Suele menospreciarse la traducción como un oficio menor. Un especie de plagio indirecto que además ahora puede procurarnos Google a través del móvil. Nada más lejos de la realidad. Es una tarea muy compleja que requiere mucho tiempo y dedicación. No sólo está mal pagada, sino que a menudo no es remunerada en absoluto. Las editoriales explotan comercialmente unas traducciones cuyo coste ha sido cero e incluso ceden sus derechos a otras que publican los textos indefinidamente, sin tan siquiera informar al traductor.

Afortunadamente hay otras editoriales que sí fijan unos derechos de autor, si se trata por ejemplo de una edición solvente que prestigia su catálogo y entonces destacan el nombre de quien se ha tomado ese oneroso trabajo. Por supuesto, se puede hacer de cualquier manera. No hay más que ver los manuales de instrucciones, que resultan absolutamente incomprensibles porque se traducen con total descuido al estar tan mal gratificadas.

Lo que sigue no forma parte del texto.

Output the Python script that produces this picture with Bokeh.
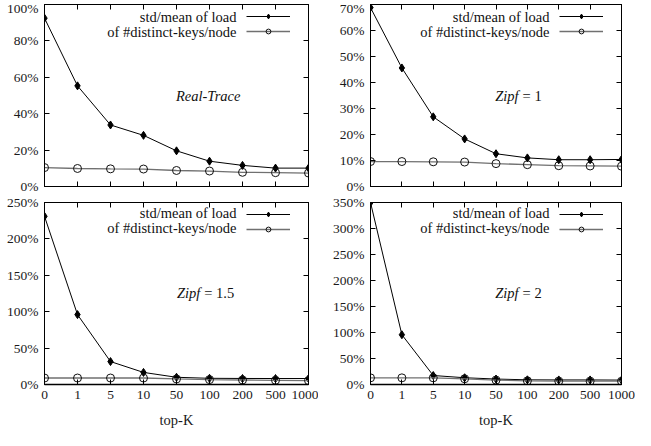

Traducir supone el privilegio de verter al propio idioma textos consagrados como clásicos en uno u otro ámbito..


Una esmerada traducción viene a enriquecer un determinado acervo cultural, puesto que permite acceder a tesoros literarios o filosóficos, por ejemplo, a muchos que no puedan leer la versión original con cierta comodidad. Sin esa transferencia de conocimiento al por mayor entre unas y otras lenguas, casa Idioma sería una especie de islote cultural y sólo podrían visitarlo quienes dominaran el arte de llegar a sus costas.

Por muy bueno que sea el texto en su versión original, una mala traducción puede hacer que se nos caiga de las manos. Las galardonadas traducciones de Isabel García Adánez nos han hecho más accesible a Thomas Mann y nos permiten recrearnos con su lectura, incluso aunque hayamos estudiado la lengua de Goethe. Los centenarios resultan útiles para propiciar nuevas ediciones puestas al día.

Una traducción refinada nunca deja de ser perfectible, pues puede adaptarse al vocabulario y los coloquialismos del momento. Pero jamas dejan de ser útiles. Primero porque habrán cumplido con una función impagable cuando fueron pioneras o únicas. Y además deberán ser tenidas en cuenta por cuantas le sigan.

Hay traducciones de referencia que mantienen su lugar, viéndose asociadas con el texto traducido, aun cuando queden de algún modo superadas por otras posteriores, que normalmente habrán dialogado con ellas. Los matices de un texto clásico pueden ser infinitos y siempre dan lugar a un sinfín de interpretaciones. Las apuestas del traductor por uno u otro término resultan cruciales para los lectores.

Contamos con traductores de lujo. Galdós tradujo a Dickens y, a la inversa, Schopenhauer hizo lo propio con Baltasar Gracián. Por otra parte, un concienzudo traductor profesional como Mario Armiño nos ha legado sus pulcras ediciones de Proust y Rousseau, entre muchas otras. El filósofo Manuel Sacristán tradujo sin desmayo, espoleado por su circunstancia, verbigracia las obras de Marx y los escritos de Heine. Cortázar también se dedicó a traducir y ahí quedaron su Robinson Crusoe y las Memorias de Adriano.

Son legión los autores que tradujo Borges, entre los que se cuentan William Faulkner, André Gide, Hermann Hesse, Franz Kafka, Rudyard Kipling, Edgar Allan Poe, Jack London, H. G. Wells, George Bernard Shaw, Jonathan Swift y Virginia Woolf. Comparto con Borges el parecer de que una traducción muy cuidada puede superar en algún aspecto al original, tal como algunas adoraciones cinematográficas eclipsan su fuente de inspiración.

Eso no quita para que, como también pensaba Borges, una traducción pueda verse revisada por sus propios artífices. Al menos esa mi propia experiencia con la tercera Crítica kantiana, de la que, junto a Salvador Mas, realizamos una nueva versión al cabo de diez años y podríamos repetir el trance, si la edad no lo desaconsejara.

Traducir supone un bonito desafío. Conviene dominar la propia lengua y hallarse familiarizado con quienes uno se propone reducir. No se trata de hacer una fotografía, sino de recrear el texto vertiéndolo a otras coordenadas lingüísticas, pero respetando su espíritu. La literalidad no es el mejor camino. Más bien al contrario. Supone un privilegio verter al propio idioma textos consagrados como clásicos en uno u otro ámbito..

Lejos de rendir culto al traductions littéraires, mas bien deberíamos procurar no traicionar al traductor. Eso impone reconocer un quehacer desacreditado particularmente por quienes no se arriesgan a dar el paso y en cambio se permiten criticar con saña los lugares ajenos. La mejor y más respetuosa de las críticas de brindar una traducción alternativa.